Hargrove: Angelos' goal to finish .500 `reasonable'

Manager says young team is `on the right track'

March 22, 2002|By Peter Schmuck | Peter Schmuck,SUN STAFF

SARASOTA, Fla. - Orioles manager Mike Hargrove won't guarantee his club will win half of its regular-season games this year, but he said yesterday that owner Peter Angelos' goal of a .500-or-better season is well within the realm of possibility.

"I think that's reasonable," Hargrove said before yesterday's 6-5 win over the Cincinnati Reds at Ed Smith Stadium. "I think that is realistic. Whether we reach it or not, I don't know. We've got a young club. We've got to stay healthy. But I don't see any reason we shouldn't be held to that standard."

The Orioles are entering the blooming stage of their youth movement, with several young players projected to play regularly this year and a handful of solid pitching prospects close on the horizon. The club doesn't figure to compete for a playoff berth in 2002, but avoiding a fifth consecutive losing season would be a major sign that the organization is moving in the right direction.

"We really expect more internally of ourselves than what's out there," Hargrove said. "We hold ourselves to a high standard, and that's the way it should be. We need to stay healthy and people have to have productive years. If we do that, we'll be all right. If we don't, then we won't."

Hargrove has been down this road before. He managed a developing team in Cleveland in the early 1990s that would grow into a perennial contender - reaching the World Series twice and the playoffs five years in a row. There is no way to know for sure whether this crop of Orioles youngsters includes a budding Albert Belle, Kenny Lofton or Manny Ramirez, but Hargrove was there once and knows it's possible.

"If you want to look at this club closely, you can see the same percolation going on," he said. "We've got Jerry Hairston, Brian Roberts and Larry Bigbie, and they are all much better players than they were a year ago. We've got Tony Batista all year. Jay Gibbons ... we barely knew anything about him at this time last year. And we've got Chris Singleton and Marty Cordova, who are young veterans.

"I think there are a lot of good things in store. Whether it will be this year, I don't know, but I think we're on the right track."

Angelos also said that if the team collapses again this year - and there isn't a wave of injuries to explain the downturn - he likely would order the front office to renew its emphasis on free agents to assure a competitive season in 2003.

The owner already is on record saying the club took a restrained approach to the free-agent market to conserve resources for a greater push next year, but seemed to imply this week that another poor season would prompt a decided shift back to big-ticket players from outside the organization.

Hargrove said he hopes this year's team mirrors the Indians of 1993, a team that blossomed enough to require only a couple of free-agent additions - former Orioles Eddie Murray and Dennis Martinez - to begin a string of winning seasons that stretched for the remainder of Hargrove's tenure as Indians manager.
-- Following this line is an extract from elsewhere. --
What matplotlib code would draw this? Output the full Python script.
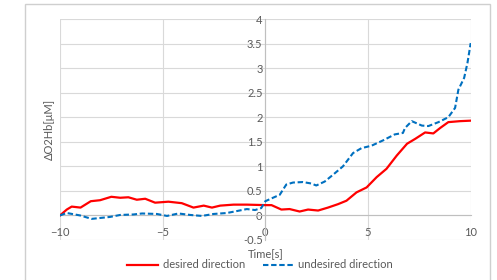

"I think you're seeing more strength in our minor-league system, and with Tony DeMacio and his scouting people, I can only see it getting better and better," Hargrove said. "If Mr. Angelos chooses to go that [free-agent] route, we'll have a feeder system to augment that plan and make it work.

"If nothing else, we've been able to identify young players who are going to be viable major-league players. If you can add to that with free agents, that's OK. There's more than one way to skin a cat."